● **TASK BRIEF**
Where a line holds "Output", copy it.

● **RECORDED DATA**
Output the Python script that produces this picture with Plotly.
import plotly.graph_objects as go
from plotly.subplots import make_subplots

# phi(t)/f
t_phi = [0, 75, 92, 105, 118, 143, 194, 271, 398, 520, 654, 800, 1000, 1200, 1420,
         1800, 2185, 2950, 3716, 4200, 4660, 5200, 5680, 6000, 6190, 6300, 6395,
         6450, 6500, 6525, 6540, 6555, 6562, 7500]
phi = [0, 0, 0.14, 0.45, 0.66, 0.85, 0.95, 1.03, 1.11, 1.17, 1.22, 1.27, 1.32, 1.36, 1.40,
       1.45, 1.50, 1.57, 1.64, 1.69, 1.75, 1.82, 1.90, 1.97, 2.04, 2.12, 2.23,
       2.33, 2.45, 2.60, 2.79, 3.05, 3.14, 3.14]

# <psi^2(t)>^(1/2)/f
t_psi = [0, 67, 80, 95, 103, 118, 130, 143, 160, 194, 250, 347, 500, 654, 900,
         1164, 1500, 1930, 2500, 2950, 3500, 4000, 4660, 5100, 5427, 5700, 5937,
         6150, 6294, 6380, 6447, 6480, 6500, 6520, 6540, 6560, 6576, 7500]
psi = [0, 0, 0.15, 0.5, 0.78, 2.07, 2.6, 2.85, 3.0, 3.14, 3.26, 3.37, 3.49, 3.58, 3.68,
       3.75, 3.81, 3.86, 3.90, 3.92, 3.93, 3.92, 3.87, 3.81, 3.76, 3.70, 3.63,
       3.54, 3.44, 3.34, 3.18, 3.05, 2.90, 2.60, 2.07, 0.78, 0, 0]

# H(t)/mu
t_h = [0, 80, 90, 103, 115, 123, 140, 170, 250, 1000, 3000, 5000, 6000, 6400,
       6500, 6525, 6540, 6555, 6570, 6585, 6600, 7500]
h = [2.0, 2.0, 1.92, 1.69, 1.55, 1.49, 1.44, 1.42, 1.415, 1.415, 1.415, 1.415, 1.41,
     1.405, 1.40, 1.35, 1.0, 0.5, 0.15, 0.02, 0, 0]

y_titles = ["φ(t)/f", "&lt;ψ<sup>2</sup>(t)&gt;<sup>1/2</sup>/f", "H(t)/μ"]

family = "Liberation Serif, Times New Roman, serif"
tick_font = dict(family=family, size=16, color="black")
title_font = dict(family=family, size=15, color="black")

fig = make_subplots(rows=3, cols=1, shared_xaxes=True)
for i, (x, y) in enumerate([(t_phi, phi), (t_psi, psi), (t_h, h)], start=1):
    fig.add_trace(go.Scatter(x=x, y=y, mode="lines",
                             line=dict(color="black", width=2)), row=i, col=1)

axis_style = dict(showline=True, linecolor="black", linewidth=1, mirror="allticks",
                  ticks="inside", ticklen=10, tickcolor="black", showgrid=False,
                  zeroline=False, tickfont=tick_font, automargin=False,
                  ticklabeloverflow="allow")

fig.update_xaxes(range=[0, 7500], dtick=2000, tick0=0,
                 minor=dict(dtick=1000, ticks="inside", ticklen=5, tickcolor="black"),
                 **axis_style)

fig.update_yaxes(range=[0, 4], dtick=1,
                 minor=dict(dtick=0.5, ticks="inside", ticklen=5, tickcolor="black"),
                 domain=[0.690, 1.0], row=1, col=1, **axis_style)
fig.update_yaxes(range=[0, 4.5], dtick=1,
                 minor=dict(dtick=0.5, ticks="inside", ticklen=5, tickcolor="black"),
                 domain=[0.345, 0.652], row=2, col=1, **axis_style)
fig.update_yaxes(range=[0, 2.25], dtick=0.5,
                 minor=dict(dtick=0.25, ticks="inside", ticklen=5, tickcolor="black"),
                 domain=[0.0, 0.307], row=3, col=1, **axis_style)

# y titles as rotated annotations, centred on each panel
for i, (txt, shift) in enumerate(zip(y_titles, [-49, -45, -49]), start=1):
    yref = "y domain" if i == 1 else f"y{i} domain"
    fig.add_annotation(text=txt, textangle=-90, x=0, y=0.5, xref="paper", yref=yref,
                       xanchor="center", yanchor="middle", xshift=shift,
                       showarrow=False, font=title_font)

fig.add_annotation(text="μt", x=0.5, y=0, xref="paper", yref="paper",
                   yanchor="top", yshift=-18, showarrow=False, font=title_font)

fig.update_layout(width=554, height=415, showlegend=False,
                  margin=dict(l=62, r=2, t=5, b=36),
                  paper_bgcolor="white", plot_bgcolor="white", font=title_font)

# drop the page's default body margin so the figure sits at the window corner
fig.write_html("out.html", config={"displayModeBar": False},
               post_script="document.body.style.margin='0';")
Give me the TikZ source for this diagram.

* * *

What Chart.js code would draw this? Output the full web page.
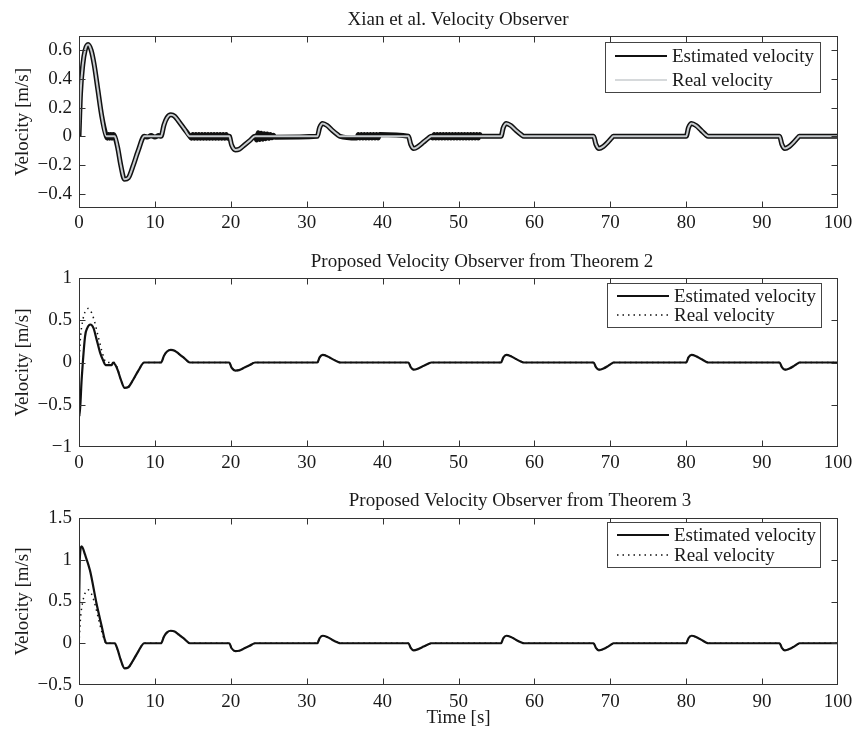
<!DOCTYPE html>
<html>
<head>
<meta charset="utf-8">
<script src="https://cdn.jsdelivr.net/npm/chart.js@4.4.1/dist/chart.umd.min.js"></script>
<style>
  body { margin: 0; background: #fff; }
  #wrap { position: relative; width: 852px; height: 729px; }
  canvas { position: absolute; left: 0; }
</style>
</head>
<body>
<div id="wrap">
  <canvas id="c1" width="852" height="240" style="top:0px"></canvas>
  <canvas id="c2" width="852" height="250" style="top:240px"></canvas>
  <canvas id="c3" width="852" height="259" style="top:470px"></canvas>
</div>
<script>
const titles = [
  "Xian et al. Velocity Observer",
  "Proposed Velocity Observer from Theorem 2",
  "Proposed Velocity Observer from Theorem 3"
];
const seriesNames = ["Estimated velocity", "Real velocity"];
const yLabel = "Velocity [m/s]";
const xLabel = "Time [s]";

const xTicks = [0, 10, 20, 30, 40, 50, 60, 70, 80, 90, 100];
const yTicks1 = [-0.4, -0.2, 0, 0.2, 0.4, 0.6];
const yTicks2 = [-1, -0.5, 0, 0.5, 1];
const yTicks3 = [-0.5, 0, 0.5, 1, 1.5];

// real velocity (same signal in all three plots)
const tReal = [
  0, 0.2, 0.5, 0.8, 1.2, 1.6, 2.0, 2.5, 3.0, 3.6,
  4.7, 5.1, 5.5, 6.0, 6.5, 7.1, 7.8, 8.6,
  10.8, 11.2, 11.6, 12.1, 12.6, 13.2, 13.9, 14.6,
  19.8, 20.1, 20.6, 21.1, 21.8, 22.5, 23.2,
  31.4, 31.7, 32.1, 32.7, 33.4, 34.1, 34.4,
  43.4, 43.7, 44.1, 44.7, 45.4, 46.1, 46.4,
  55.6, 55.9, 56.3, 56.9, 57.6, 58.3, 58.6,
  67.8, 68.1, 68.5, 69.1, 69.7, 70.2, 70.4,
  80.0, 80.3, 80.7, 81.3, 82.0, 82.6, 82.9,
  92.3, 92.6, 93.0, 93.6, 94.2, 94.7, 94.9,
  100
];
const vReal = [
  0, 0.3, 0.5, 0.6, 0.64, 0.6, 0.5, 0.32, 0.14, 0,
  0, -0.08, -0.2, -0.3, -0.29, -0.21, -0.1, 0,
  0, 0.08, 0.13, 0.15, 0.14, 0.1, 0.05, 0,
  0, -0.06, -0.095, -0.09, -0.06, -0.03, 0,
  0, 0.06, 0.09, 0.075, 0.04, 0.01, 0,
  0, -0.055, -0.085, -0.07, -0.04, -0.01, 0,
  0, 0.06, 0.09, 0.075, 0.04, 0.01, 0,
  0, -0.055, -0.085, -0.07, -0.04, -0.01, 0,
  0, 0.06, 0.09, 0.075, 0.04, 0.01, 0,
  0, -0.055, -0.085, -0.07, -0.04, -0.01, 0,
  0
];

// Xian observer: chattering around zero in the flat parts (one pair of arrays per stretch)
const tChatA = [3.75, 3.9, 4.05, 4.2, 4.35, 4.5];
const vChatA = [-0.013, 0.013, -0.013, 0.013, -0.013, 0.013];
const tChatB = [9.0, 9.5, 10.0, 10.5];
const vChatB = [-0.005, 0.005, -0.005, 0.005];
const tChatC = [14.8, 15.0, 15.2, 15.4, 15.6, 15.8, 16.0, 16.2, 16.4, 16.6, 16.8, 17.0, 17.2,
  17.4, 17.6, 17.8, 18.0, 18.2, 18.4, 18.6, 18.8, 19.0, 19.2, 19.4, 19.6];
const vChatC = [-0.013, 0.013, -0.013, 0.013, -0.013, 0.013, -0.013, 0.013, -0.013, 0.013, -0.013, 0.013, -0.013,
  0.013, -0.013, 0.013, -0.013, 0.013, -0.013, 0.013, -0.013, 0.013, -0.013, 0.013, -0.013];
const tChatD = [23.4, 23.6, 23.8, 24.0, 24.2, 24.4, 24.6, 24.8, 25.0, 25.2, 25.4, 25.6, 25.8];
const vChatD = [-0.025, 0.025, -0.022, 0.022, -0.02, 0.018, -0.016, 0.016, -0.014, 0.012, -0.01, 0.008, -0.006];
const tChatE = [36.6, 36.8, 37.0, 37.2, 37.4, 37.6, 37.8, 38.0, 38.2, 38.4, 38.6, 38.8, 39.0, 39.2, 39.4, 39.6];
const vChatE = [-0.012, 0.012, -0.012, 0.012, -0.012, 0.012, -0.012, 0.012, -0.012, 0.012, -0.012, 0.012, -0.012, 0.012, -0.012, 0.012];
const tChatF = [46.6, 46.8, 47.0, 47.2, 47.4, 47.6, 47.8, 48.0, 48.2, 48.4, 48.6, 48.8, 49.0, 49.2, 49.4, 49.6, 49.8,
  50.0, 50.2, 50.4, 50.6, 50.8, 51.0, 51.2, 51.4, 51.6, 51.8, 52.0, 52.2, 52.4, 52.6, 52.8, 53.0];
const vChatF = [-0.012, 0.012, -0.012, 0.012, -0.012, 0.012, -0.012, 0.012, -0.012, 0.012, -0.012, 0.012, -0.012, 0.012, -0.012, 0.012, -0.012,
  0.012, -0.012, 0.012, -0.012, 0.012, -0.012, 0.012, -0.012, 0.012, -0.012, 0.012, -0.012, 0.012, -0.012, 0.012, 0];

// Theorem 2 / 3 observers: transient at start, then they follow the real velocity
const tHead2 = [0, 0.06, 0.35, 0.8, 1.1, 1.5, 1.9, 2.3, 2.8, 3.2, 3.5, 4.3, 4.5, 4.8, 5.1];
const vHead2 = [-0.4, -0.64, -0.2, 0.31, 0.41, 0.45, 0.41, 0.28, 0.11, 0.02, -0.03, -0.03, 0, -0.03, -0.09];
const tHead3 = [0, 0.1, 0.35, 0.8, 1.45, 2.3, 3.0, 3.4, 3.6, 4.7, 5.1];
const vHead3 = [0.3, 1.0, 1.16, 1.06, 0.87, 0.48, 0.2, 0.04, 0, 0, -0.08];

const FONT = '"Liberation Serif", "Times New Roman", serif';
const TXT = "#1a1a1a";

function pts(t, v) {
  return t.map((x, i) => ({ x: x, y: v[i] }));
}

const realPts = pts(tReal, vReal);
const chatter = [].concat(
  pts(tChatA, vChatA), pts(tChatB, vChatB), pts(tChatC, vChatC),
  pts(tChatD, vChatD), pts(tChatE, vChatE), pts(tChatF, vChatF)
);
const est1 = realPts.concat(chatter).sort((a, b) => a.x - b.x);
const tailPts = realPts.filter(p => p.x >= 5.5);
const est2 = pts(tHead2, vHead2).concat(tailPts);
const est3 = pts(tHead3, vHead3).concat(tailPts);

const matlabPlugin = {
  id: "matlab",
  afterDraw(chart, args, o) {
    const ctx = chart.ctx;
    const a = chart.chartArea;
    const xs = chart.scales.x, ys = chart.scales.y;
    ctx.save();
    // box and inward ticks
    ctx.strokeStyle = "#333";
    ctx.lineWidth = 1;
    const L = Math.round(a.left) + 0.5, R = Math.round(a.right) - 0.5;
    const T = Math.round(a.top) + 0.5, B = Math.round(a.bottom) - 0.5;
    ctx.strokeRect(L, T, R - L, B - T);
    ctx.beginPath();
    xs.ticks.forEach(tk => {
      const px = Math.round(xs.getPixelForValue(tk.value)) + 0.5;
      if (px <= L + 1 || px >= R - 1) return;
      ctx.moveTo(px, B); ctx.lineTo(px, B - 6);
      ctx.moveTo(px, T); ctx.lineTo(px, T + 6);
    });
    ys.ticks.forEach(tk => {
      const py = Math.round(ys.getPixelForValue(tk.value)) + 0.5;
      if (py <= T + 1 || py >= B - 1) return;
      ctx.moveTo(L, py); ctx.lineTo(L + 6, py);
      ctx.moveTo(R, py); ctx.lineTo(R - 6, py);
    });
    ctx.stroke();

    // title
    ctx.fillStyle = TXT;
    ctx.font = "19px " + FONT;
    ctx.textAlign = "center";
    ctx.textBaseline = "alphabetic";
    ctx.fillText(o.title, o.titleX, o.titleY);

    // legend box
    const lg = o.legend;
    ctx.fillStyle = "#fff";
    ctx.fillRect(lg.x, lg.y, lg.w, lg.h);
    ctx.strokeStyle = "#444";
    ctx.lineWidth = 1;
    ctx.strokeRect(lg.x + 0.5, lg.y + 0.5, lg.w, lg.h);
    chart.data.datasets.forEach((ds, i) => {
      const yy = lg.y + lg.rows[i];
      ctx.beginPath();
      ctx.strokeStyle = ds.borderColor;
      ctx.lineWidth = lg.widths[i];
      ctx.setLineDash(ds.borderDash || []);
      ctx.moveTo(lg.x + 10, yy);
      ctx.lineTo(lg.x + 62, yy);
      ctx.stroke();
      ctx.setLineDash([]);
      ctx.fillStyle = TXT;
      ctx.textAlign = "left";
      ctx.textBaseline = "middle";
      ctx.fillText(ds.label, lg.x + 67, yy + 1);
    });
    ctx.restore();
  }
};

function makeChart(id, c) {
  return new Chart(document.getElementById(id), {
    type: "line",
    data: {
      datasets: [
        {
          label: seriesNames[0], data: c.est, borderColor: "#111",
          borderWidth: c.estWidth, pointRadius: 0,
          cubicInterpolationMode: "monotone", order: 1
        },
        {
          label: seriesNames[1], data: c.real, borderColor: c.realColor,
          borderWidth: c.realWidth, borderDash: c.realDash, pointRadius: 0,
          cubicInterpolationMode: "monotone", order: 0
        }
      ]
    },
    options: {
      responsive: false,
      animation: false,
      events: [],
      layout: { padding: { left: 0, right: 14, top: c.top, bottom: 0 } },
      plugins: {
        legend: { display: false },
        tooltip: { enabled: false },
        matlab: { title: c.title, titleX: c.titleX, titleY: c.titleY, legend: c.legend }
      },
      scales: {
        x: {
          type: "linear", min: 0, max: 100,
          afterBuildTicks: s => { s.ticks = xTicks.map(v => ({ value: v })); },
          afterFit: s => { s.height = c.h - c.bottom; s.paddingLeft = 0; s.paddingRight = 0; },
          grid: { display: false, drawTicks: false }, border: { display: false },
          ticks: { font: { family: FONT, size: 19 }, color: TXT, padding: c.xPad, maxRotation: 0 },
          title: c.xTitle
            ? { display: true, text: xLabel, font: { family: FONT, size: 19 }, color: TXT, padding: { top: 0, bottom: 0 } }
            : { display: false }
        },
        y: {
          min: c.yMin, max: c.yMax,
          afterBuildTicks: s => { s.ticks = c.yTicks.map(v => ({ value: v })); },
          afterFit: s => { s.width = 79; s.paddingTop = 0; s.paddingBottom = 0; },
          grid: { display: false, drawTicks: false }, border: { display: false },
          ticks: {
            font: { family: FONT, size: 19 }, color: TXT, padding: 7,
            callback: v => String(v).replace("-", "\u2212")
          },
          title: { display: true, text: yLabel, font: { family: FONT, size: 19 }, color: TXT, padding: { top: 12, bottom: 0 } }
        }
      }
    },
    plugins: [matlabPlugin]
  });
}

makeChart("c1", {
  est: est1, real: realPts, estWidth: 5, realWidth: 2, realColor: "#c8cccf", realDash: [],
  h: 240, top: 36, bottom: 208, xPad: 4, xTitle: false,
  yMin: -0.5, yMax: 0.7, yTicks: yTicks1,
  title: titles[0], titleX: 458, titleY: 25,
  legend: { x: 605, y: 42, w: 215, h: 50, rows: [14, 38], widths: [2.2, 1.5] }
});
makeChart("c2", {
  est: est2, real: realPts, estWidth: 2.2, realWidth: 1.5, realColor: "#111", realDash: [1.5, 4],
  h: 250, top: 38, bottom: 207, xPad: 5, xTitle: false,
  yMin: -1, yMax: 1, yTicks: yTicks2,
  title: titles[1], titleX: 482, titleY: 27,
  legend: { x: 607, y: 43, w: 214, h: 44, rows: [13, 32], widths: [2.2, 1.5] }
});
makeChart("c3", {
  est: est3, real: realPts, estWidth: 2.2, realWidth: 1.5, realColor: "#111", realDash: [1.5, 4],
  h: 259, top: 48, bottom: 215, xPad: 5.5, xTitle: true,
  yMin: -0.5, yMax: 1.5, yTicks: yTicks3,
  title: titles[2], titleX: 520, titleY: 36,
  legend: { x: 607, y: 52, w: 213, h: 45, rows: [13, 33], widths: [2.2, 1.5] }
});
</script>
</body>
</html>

--

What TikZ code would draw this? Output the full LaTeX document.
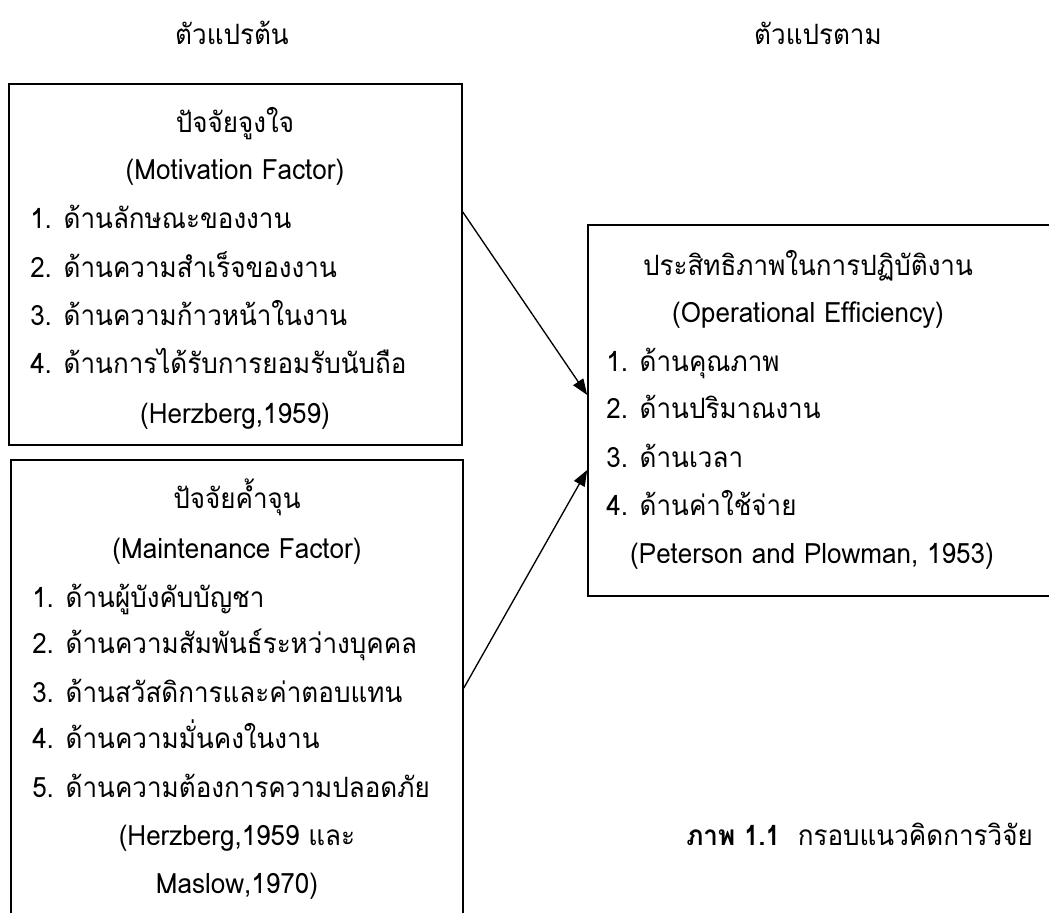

● **TASK RESPONSE**
Output the Python script that produces this picture with Plotly.
What Chart.js code would draw this? Output the full web page.
What TikZ code would draw this? Output the full LaTeX document.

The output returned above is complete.